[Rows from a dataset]
start

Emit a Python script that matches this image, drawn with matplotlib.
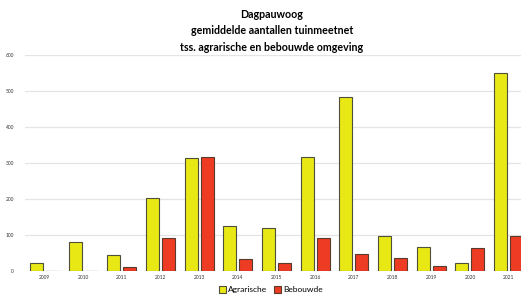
import numpy as np
import matplotlib.pyplot as plt

plt.rcParams['font.family'] = ['Lato', 'DejaVu Sans']

jaren = ['2009', '2010', '2011', '2012', '2013', '2014', '2015', '2016', '2017', '2018', '2019', '2020', '2021']
agrarische = [22, 80, 44, 203, 314, 124, 120, 317, 484, 98, 67, 21, 550]
bebouwde = [0, 0, 10, 92, 317, 33, 22, 92, 48, 35, 14, 64, 96]

fig = plt.figure(figsize=(5.21, 2.95), dpi=100)
ax = fig.add_axes([25 / 521, 24 / 295, 1 - 25 / 521, 216 / 295])

x = np.arange(len(jaren))
w = 0.335
ax.bar(x - 0.206, agrarische, w, color='#E8E815', edgecolor='#4f4f3a', linewidth=0.8, label='Agrarische', zorder=3)
ax.bar(x + 0.206, bebouwde, w, color='#EE3B24', edgecolor='#5a3a2a', linewidth=0.8, label='Bebouwde', zorder=3)

ax.set_ylim(0, 600)
ax.set_xlim(-0.5, 12.32)
ax.set_yticks(range(0, 601, 100))
ax.set_xticks(x)
ax.set_xticklabels(jaren)
ax.tick_params(axis='both', length=0, labelsize=3.5, colors='#333333')
ax.tick_params(axis='y', pad=8)
ax.tick_params(axis='x', pad=3)
ax.grid(axis='y', color='#e4e4e4', linewidth=0.9, zorder=0)
for s in ax.spines.values():
    s.set_visible(False)

fig.text(0.522, 0.97, 'Dagpauwoog\ngemiddelde aantallen tuinmeetnet\ntss. agrarische en bebouwde omgeving',
         ha='center', va='top', fontsize=7.7, fontweight='bold', linespacing=1.6)

fig.legend(loc='lower center', bbox_to_anchor=(0.52, -0.02), ncol=2, frameon=False, fontsize=6,
           handlelength=0.8, handleheight=0.8, handletextpad=0.3, columnspacing=0.8)

fig.savefig('out.png', dpi=100)
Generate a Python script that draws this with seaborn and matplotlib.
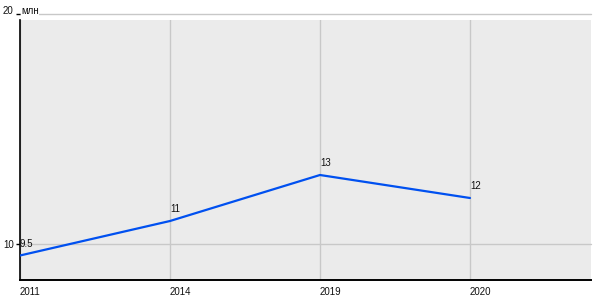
import matplotlib
matplotlib.use("Agg")
import matplotlib.pyplot as plt
import seaborn as sns
import pandas as pd
from matplotlib.patches import Rectangle

years = ["2011", "2014", "2019", "2020"]
values = [9.5, 11, 13, 12]
value_labels = ["9.5", "11", "13", "12"]
y_ticks = [10, 20]
y_tick_labels = ["10", "20"]
unit = "млн"

sns.set_theme(style="white")
plt.rcParams["font.family"] = ["Liberation Sans", "DejaVu Sans"]

df = pd.DataFrame({"year": years, "value": values})
df["pos"] = range(len(years))

fig = plt.figure(figsize=(6, 3), dpi=100)
ax = fig.add_axes([20 / 600, 20 / 300, 571 / 600, 266 / 300])
ymin = 10 - 36 / 23
ytop = 20 - 6 / 23
ax.set_ylim(ymin, 20)
ax.set_xlim(0, 3.807)
ax.patch.set_visible(False)
bg = Rectangle((0, ymin), 3.807, ytop - ymin, facecolor="#EBEBEB", edgecolor="none", zorder=0)
ax.add_patch(bg)

sns.lineplot(data=df, x="pos", y="value", color="#0050F0", linewidth=1.6, ax=ax, zorder=3)

for i, (v, lab) in enumerate(zip(values, value_labels)):
    ax.annotate(lab, (i, v), xytext=(0, 5), textcoords="offset points",
                ha="left", va="bottom", fontsize=7, color="#111111", zorder=4)

ax.set_xticks(range(len(years)))
ax.set_xticklabels(years, ha="left", fontsize=7, color="#111111")
ax.set_yticks(y_ticks)
ax.set_yticklabels(y_tick_labels, fontsize=7, color="#111111")
ax.tick_params(axis="x", length=0, pad=5)
ax.tick_params(axis="y", left=True, length=3, width=1, color="black", pad=1.5, direction="out")
ylabs = ax.get_yticklabels()
ylabs[0].set_va("center_baseline")
ylabs[1].set_va("baseline")
ax.set_xlabel("")
ax.set_ylabel("")

ax.grid(True, color="#C8C8C8", linewidth=1)
for gl in ax.get_xgridlines():
    gl.set_clip_path(bg)
for gl in ax.get_ygridlines():
    gl.set_clip_on(False)

for s in ["top", "right"]:
    ax.spines[s].set_visible(False)
ax.spines["left"].set_color("black")
ax.spines["left"].set_linewidth(1.2)
ax.spines["left"].set_bounds(ymin, ytop)
ax.spines["bottom"].set_color("black")
ax.spines["bottom"].set_linewidth(1.4)

ax.text(0.002, 20, unit, fontsize=7, color="#111111", ha="left", va="baseline",
        transform=ax.get_yaxis_transform(),
        bbox=dict(facecolor="white", edgecolor="none", pad=0.3), zorder=5)

fig.savefig("out.png", dpi=100)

end

*Work to complete*:
Transcribe the records above exactly, omitting every picture they contain.

*Exercise answer*:
Emit a Python script that matches this image, drawn with matplotlib.
import numpy as np
import matplotlib.pyplot as plt

plt.rcParams['font.family'] = ['Lato', 'DejaVu Sans']

jaren = ['2009', '2010', '2011', '2012', '2013', '2014', '2015', '2016', '2017', '2018', '2019', '2020', '2021']
agrarische = [22, 80, 44, 203, 314, 124, 120, 317, 484, 98, 67, 21, 550]
bebouwde = [0, 0, 10, 92, 317, 33, 22, 92, 48, 35, 14, 64, 96]

fig = plt.figure(figsize=(5.21, 2.95), dpi=100)
ax = fig.add_axes([25 / 521, 24 / 295, 1 - 25 / 521, 216 / 295])

x = np.arange(len(jaren))
w = 0.335
ax.bar(x - 0.206, agrarische, w, color='#E8E815', edgecolor='#4f4f3a', linewidth=0.8, label='Agrarische', zorder=3)
ax.bar(x + 0.206, bebouwde, w, color='#EE3B24', edgecolor='#5a3a2a', linewidth=0.8, label='Bebouwde', zorder=3)

ax.set_ylim(0, 600)
ax.set_xlim(-0.5, 12.32)
ax.set_yticks(range(0, 601, 100))
ax.set_xticks(x)
ax.set_xticklabels(jaren)
ax.tick_params(axis='both', length=0, labelsize=3.5, colors='#333333')
ax.tick_params(axis='y', pad=8)
ax.tick_params(axis='x', pad=3)
ax.grid(axis='y', color='#e4e4e4', linewidth=0.9, zorder=0)
for s in ax.spines.values():
    s.set_visible(False)

fig.text(0.522, 0.97, 'Dagpauwoog\ngemiddelde aantallen tuinmeetnet\ntss. agrarische en bebouwde omgeving',
         ha='center', va='top', fontsize=7.7, fontweight='bold', linespacing=1.6)

fig.legend(loc='lower center', bbox_to_anchor=(0.52, -0.02), ncol=2, frameon=False, fontsize=6,
           handlelength=0.8, handleheight=0.8, handletextpad=0.3, columnspacing=0.8)

fig.savefig('out.png', dpi=100)
Generate a Python script that draws this with seaborn and matplotlib.
import matplotlib
matplotlib.use("Agg")
import matplotlib.pyplot as plt
import seaborn as sns
import pandas as pd
from matplotlib.patches import Rectangle

years = ["2011", "2014", "2019", "2020"]
values = [9.5, 11, 13, 12]
value_labels = ["9.5", "11", "13", "12"]
y_ticks = [10, 20]
y_tick_labels = ["10", "20"]
unit = "млн"

sns.set_theme(style="white")
plt.rcParams["font.family"] = ["Liberation Sans", "DejaVu Sans"]

df = pd.DataFrame({"year": years, "value": values})
df["pos"] = range(len(years))

fig = plt.figure(figsize=(6, 3), dpi=100)
ax = fig.add_axes([20 / 600, 20 / 300, 571 / 600, 266 / 300])
ymin = 10 - 36 / 23
ytop = 20 - 6 / 23
ax.set_ylim(ymin, 20)
ax.set_xlim(0, 3.807)
ax.patch.set_visible(False)
bg = Rectangle((0, ymin), 3.807, ytop - ymin, facecolor="#EBEBEB", edgecolor="none", zorder=0)
ax.add_patch(bg)

sns.lineplot(data=df, x="pos", y="value", color="#0050F0", linewidth=1.6, ax=ax, zorder=3)

for i, (v, lab) in enumerate(zip(values, value_labels)):
    ax.annotate(lab, (i, v), xytext=(0, 5), textcoords="offset points",
                ha="left", va="bottom", fontsize=7, color="#111111", zorder=4)

ax.set_xticks(range(len(years)))
ax.set_xticklabels(years, ha="left", fontsize=7, color="#111111")
ax.set_yticks(y_ticks)
ax.set_yticklabels(y_tick_labels, fontsize=7, color="#111111")
ax.tick_params(axis="x", length=0, pad=5)
ax.tick_params(axis="y", left=True, length=3, width=1, color="black", pad=1.5, direction="out")
ylabs = ax.get_yticklabels()
ylabs[0].set_va("center_baseline")
ylabs[1].set_va("baseline")
ax.set_xlabel("")
ax.set_ylabel("")

ax.grid(True, color="#C8C8C8", linewidth=1)
for gl in ax.get_xgridlines():
    gl.set_clip_path(bg)
for gl in ax.get_ygridlines():
    gl.set_clip_on(False)

for s in ["top", "right"]:
    ax.spines[s].set_visible(False)
ax.spines["left"].set_color("black")
ax.spines["left"].set_linewidth(1.2)
ax.spines["left"].set_bounds(ymin, ytop)
ax.spines["bottom"].set_color("black")
ax.spines["bottom"].set_linewidth(1.4)

ax.text(0.002, 20, unit, fontsize=7, color="#111111", ha="left", va="baseline",
        transform=ax.get_yaxis_transform(),
        bbox=dict(facecolor="white", edgecolor="none", pad=0.3), zorder=5)

fig.savefig("out.png", dpi=100)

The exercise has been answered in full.